Home / Industry / Interview with Ram Shriram: Part 1

This is Kamla Bhatt. Today my guest is Ram Shriram, who is the founding board member and the first investor at Google.

Kamla: Welcome to the show Ram.

Ram: Thank you and glad to be on your show.

Kamla: What browser do you use?

Ram: Today, I use Chrome. I’ve switched from Firefox to Google Chrome.

Kamla: I want to switch back to your early days. You were brought up by your mother who was a teacher at a local college in Chennai, India. Tell us some of the qualities that you attribute to your mother and that has helped shape you as a person.

Ram: My mother has been my mentor in my life. The number one attribute was discipline. To be on time to school, never miss a day at school and then checking out homework and making sure I was doing it correctly and signing me up for lots of activities, extra tests and classes. Also play tennis at the local tennis club to make sure that had some sports activity as well.


So that was my early life and I was an only child and she was a professor of English at the University of Madras, We stayed with my grand parents so that is where I was raised.

Kamla: Which school did you go to?

Ram: I went to Don Bosco and then later to Loyola.

Kamla: What did you dream of becoming when you were young?

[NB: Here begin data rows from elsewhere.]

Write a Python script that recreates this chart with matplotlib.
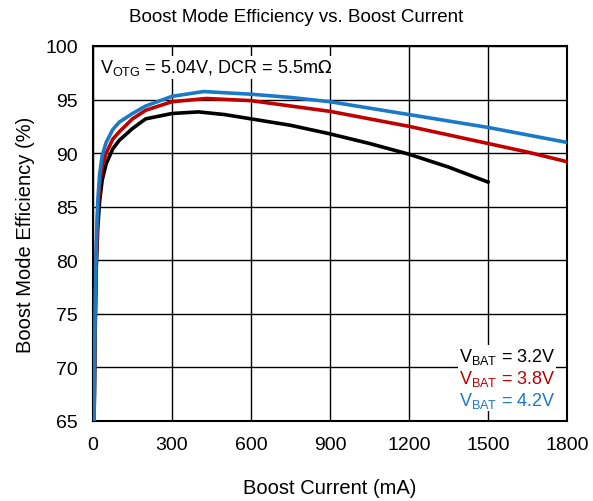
import matplotlib.pyplot as plt

plt.rcParams['font.family'] = ['Liberation Sans', 'DejaVu Sans']

# boost current (mA) and efficiency (%)
cur_32 = [4, 8, 12, 18, 25, 35, 50, 75, 100, 150, 200, 300, 400, 500, 600, 750, 900, 1050, 1200, 1350, 1500]
eff_32 = [65, 73, 79, 83, 85.5, 87.5, 89.0, 90.4, 91.2, 92.3, 93.2, 93.7, 93.85, 93.6, 93.2, 92.6, 91.8, 90.9, 89.9, 88.7, 87.3]

cur_38 = [4, 8, 12, 18, 25, 35, 50, 75, 100, 150, 200, 300, 430, 600, 750, 900, 1050, 1200, 1350, 1500, 1650, 1800]
eff_38 = [65, 74, 80, 84.5, 87, 88.8, 90.0, 91.3, 92.0, 93.2, 94.0, 94.8, 95.1, 94.9, 94.4, 93.9, 93.2, 92.5, 91.7, 90.9, 90.1, 89.2]

cur_42 = [4, 8, 12, 18, 25, 35, 50, 75, 100, 150, 200, 300, 420, 600, 750, 900, 1050, 1200, 1350, 1500, 1650, 1800]
eff_42 = [65, 75, 81, 85.5, 88, 89.8, 91.0, 92.2, 92.9, 93.7, 94.4, 95.3, 95.75, 95.5, 95.2, 94.8, 94.2, 93.6, 93.0, 92.4, 91.7, 91.0]

x_ticks = [0, 300, 600, 900, 1200, 1500, 1800]
y_ticks = [65, 70, 75, 80, 85, 90, 95, 100]

fig = plt.figure(figsize=(5.93, 5.02), dpi=100)
ax = fig.add_axes([93 / 593, 1 - 422 / 502, 474 / 593, 375 / 502])

ax.plot(cur_32, eff_32, color='black', lw=2.6, zorder=3)
ax.plot(cur_38, eff_38, color='#c00000', lw=2.6, zorder=4)
ax.plot(cur_42, eff_42, color='#1a7ac8', lw=2.6, zorder=5)

ax.set_xlim(0, 1800)
ax.set_ylim(65, 100)
ax.set_xticks(x_ticks)
ax.set_yticks(y_ticks)
ax.tick_params(labelsize=14, length=0)
ax.tick_params(axis='x', pad=11)
ax.tick_params(axis='y', pad=11)
ax.grid(True, color='black', lw=1)
for s in ax.spines.values():
    s.set_linewidth(1.5)

# title sits centred on the figure, not the axes
fig.text(0.5, 1 - 17 / 502, 'Boost Mode Efficiency vs. Boost Current', fontsize=13.5,
         ha='center', va='center')
ax.set_xlabel('Boost Current (mA)', fontsize=14.5, labelpad=18)
ax.set_ylabel('Boost Mode Efficiency (%)', fontsize=14.5, labelpad=7)

ax.text(0.015, 0.97, r'V$_{\mathregular{OTG}}$ = 5.04V, DCR = 5.5m$\Omega$', transform=ax.transAxes,
        fontsize=13, va='top', ha='left',
        bbox=dict(facecolor='white', edgecolor='none', pad=1))

legend_items = [('3.2V', 'black'), ('3.8V', '#c00000'), ('4.2V', '#1a7ac8')]
for i, (v, c) in enumerate(legend_items):
    ax.text(0.975, 0.173 - i * 0.0587, r'V$_{\mathregular{BAT}}$ = ' + v, transform=ax.transAxes,
            fontsize=13, color=c, ha='right', va='center',
            bbox=dict(facecolor='white', edgecolor='none', pad=0.5))

fig.savefig('out.png', dpi=100)
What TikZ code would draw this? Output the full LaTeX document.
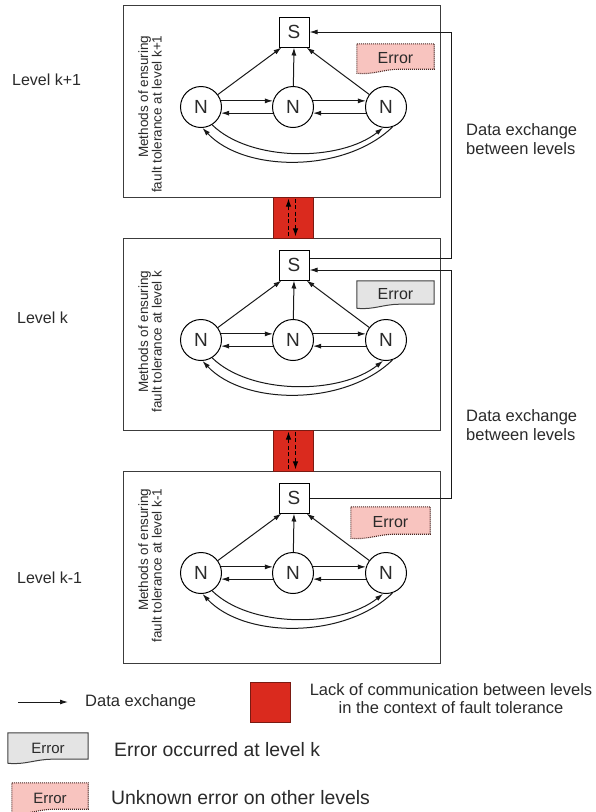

Ram: You know, quite frankly I don’t think I was dreaming of anything big other than perhaps joining my grandfather’s business. He had an independent business at that time in Chennai. During my free time, I used to sit there and watch him talk or watch him deal with his business associates and so forth. And that was sort of my learning outside school. So that environment sort of shaped me in my early days but I didn’t really have any aspirations other than that I wanted to go abroad and study and so forth. But it wasn’t a very clearly defined thought as to what I would become later.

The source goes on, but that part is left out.